**Exercise task**
Faithfully return all lines, omitting every embedded picture.

**Collected material**

>>>

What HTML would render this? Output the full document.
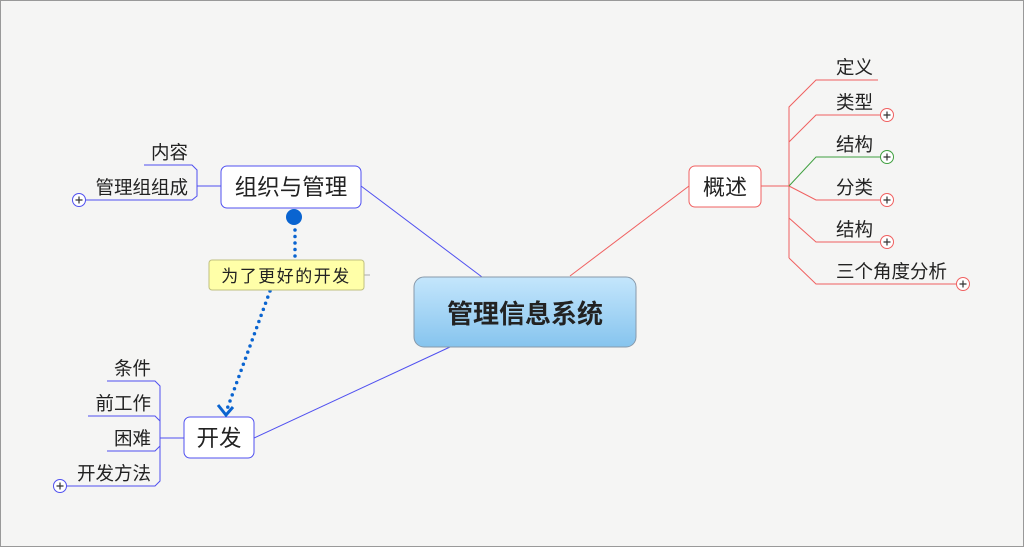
<!DOCTYPE html>
<html><head><meta charset="utf-8"><style>
body{margin:0;background:#fff}
svg{display:block;font-family:"Liberation Sans","Noto Sans CJK SC",sans-serif}
</style></head><body>
<svg width="1024" height="547" viewBox="0 0 1024 547">
<defs><linearGradient id="g" x1="0" y1="0" x2="0" y2="1"><stop offset="0" stop-color="#c4e6fc"/><stop offset="1" stop-color="#86c4ee"/></linearGradient></defs>
<rect x="0.5" y="0.5" width="1023" height="546" fill="#f5f5f4" stroke="#999"/>
<line x1="570" y1="276" x2="689" y2="186" stroke="#f06060"/>
<line x1="361" y1="186" x2="482" y2="277" stroke="#5050f0"/>
<line x1="254" y1="438" x2="450" y2="347" stroke="#5050f0"/>
<rect x="414" y="277" width="222" height="70" rx="10" fill="url(#g)" stroke="#8899aa"/>
<text x="525" y="323" font-size="26" font-weight="bold" text-anchor="middle" fill="#222">管理信息系统</text>
<g stroke="#f06060" fill="none">
<path d="M761 186H789"/>
<path d="M789 258V107L816 80H878"/>
<path d="M789 142L816 115H882"/>
<path d="M789 186L816 200H882"/>
<path d="M789 218L816 242H882"/>
<path d="M789 258L816 284H958"/>
<circle cx="887" cy="115" r="6.5" fill="#fff"/>
<circle cx="887" cy="200" r="6.5" fill="#fff"/>
<circle cx="887" cy="242" r="6.5" fill="#fff"/>
<circle cx="963" cy="284" r="6.5" fill="#fff"/>
</g>
<g stroke="#40a040" fill="none"><path d="M789 186L816 157H882"/><circle cx="887" cy="157" r="6.5" fill="#fff"/></g>
<g stroke="#333" stroke-width="1.2"><path d="M883.5 115h7M887 111.5v7M883.5 157h7M887 153.5v7M883.5 200h7M887 196.5v7M883.5 242h7M887 238.5v7M959.5 284h7M963 280.5v7"/></g>
<rect x="689" y="166" width="72" height="41" rx="6" fill="#fff" stroke="#f06060"/>
<text x="725" y="195" font-size="22" text-anchor="middle" fill="#222">概述</text>
<g font-size="18.5" fill="#222">
<text x="836" y="74">定义</text><text x="836" y="109">类型</text><text x="836" y="151">结构</text>
<text x="836" y="194">分类</text><text x="836" y="236">结构</text><text x="836" y="278">三个角度分析</text>
</g>
<g stroke="#5050f0" fill="none">
<path d="M197 186H221"/>
<path d="M144 165H192L197 170V196L192 200H85"/>
<circle cx="79" cy="200" r="6.5" fill="#fff"/>
<path d="M107 381H155L160 386V481L155 486H66"/>
<path d="M88 416H155L160 421"/><path d="M107 451H155L160 446"/>
<path d="M160 438H184"/>
<circle cx="60" cy="486" r="6.5" fill="#fff"/>
</g>
<g stroke="#333" stroke-width="1.2"><path d="M75.5 200h7M79 196.5v7M56.5 486h7M60 482.5v7"/></g>
<rect x="221" y="166" width="140" height="42" rx="6" fill="#fff" stroke="#5050f0"/>
<text x="291" y="195" font-size="22.5" text-anchor="middle" fill="#222">组织与管理</text>
<rect x="184" y="417" width="70" height="41" rx="6" fill="#fff" stroke="#5050f0"/>
<text x="219" y="446" font-size="22.5" text-anchor="middle" fill="#222">开发</text>
<g font-size="18.5" fill="#222" text-anchor="end">
<text x="188" y="159">内容</text><text x="188" y="194">管理组组成</text>
<text x="151" y="375">条件</text><text x="151" y="410">前工作</text><text x="151" y="445">困难</text><text x="151" y="480">开发方法</text>
</g>
<circle cx="294" cy="217" r="8" fill="#0a64d0"/>
<g stroke="#0a64d0" stroke-width="3.5" stroke-linecap="round" stroke-dasharray="0 6.5" fill="none">
<path d="M295 230V259"/><path d="M270 291L226 412"/>
</g>
<path d="M218 405L226 415L233 407" stroke="#0a64d0" stroke-width="3" fill="none"/>
<line x1="364" y1="275" x2="370" y2="275" stroke="#aaa"/>
<rect x="209" y="260" width="155" height="30" rx="3" fill="#ffffa8" stroke="#c0c080"/>
<text x="286" y="282" font-size="17" text-anchor="middle" fill="#222" letter-spacing="1.5">为了更好的开发</text>
</svg>
</body></html>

<<<

**Task output**
What HTML would render this? Output the full document.
<!DOCTYPE html>
<html><head><meta charset="utf-8"><style>
body{margin:0;background:#fff}
svg{display:block;font-family:"Liberation Sans","Noto Sans CJK SC",sans-serif}
</style></head><body>
<svg width="1024" height="547" viewBox="0 0 1024 547">
<defs><linearGradient id="g" x1="0" y1="0" x2="0" y2="1"><stop offset="0" stop-color="#c4e6fc"/><stop offset="1" stop-color="#86c4ee"/></linearGradient></defs>
<rect x="0.5" y="0.5" width="1023" height="546" fill="#f5f5f4" stroke="#999"/>
<line x1="570" y1="276" x2="689" y2="186" stroke="#f06060"/>
<line x1="361" y1="186" x2="482" y2="277" stroke="#5050f0"/>
<line x1="254" y1="438" x2="450" y2="347" stroke="#5050f0"/>
<rect x="414" y="277" width="222" height="70" rx="10" fill="url(#g)" stroke="#8899aa"/>
<text x="525" y="323" font-size="26" font-weight="bold" text-anchor="middle" fill="#222">管理信息系统</text>
<g stroke="#f06060" fill="none">
<path d="M761 186H789"/>
<path d="M789 258V107L816 80H878"/>
<path d="M789 142L816 115H882"/>
<path d="M789 186L816 200H882"/>
<path d="M789 218L816 242H882"/>
<path d="M789 258L816 284H958"/>
<circle cx="887" cy="115" r="6.5" fill="#fff"/>
<circle cx="887" cy="200" r="6.5" fill="#fff"/>
<circle cx="887" cy="242" r="6.5" fill="#fff"/>
<circle cx="963" cy="284" r="6.5" fill="#fff"/>
</g>
<g stroke="#40a040" fill="none"><path d="M789 186L816 157H882"/><circle cx="887" cy="157" r="6.5" fill="#fff"/></g>
<g stroke="#333" stroke-width="1.2"><path d="M883.5 115h7M887 111.5v7M883.5 157h7M887 153.5v7M883.5 200h7M887 196.5v7M883.5 242h7M887 238.5v7M959.5 284h7M963 280.5v7"/></g>
<rect x="689" y="166" width="72" height="41" rx="6" fill="#fff" stroke="#f06060"/>
<text x="725" y="195" font-size="22" text-anchor="middle" fill="#222">概述</text>
<g font-size="18.5" fill="#222">
<text x="836" y="74">定义</text><text x="836" y="109">类型</text><text x="836" y="151">结构</text>
<text x="836" y="194">分类</text><text x="836" y="236">结构</text><text x="836" y="278">三个角度分析</text>
</g>
<g stroke="#5050f0" fill="none">
<path d="M197 186H221"/>
<path d="M144 165H192L197 170V196L192 200H85"/>
<circle cx="79" cy="200" r="6.5" fill="#fff"/>
<path d="M107 381H155L160 386V481L155 486H66"/>
<path d="M88 416H155L160 421"/><path d="M107 451H155L160 446"/>
<path d="M160 438H184"/>
<circle cx="60" cy="486" r="6.5" fill="#fff"/>
</g>
<g stroke="#333" stroke-width="1.2"><path d="M75.5 200h7M79 196.5v7M56.5 486h7M60 482.5v7"/></g>
<rect x="221" y="166" width="140" height="42" rx="6" fill="#fff" stroke="#5050f0"/>
<text x="291" y="195" font-size="22.5" text-anchor="middle" fill="#222">组织与管理</text>
<rect x="184" y="417" width="70" height="41" rx="6" fill="#fff" stroke="#5050f0"/>
<text x="219" y="446" font-size="22.5" text-anchor="middle" fill="#222">开发</text>
<g font-size="18.5" fill="#222" text-anchor="end">
<text x="188" y="159">内容</text><text x="188" y="194">管理组组成</text>
<text x="151" y="375">条件</text><text x="151" y="410">前工作</text><text x="151" y="445">困难</text><text x="151" y="480">开发方法</text>
</g>
<circle cx="294" cy="217" r="8" fill="#0a64d0"/>
<g stroke="#0a64d0" stroke-width="3.5" stroke-linecap="round" stroke-dasharray="0 6.5" fill="none">
<path d="M295 230V259"/><path d="M270 291L226 412"/>
</g>
<path d="M218 405L226 415L233 407" stroke="#0a64d0" stroke-width="3" fill="none"/>
<line x1="364" y1="275" x2="370" y2="275" stroke="#aaa"/>
<rect x="209" y="260" width="155" height="30" rx="3" fill="#ffffa8" stroke="#c0c080"/>
<text x="286" y="282" font-size="17" text-anchor="middle" fill="#222" letter-spacing="1.5">为了更好的开发</text>
</svg>
</body></html>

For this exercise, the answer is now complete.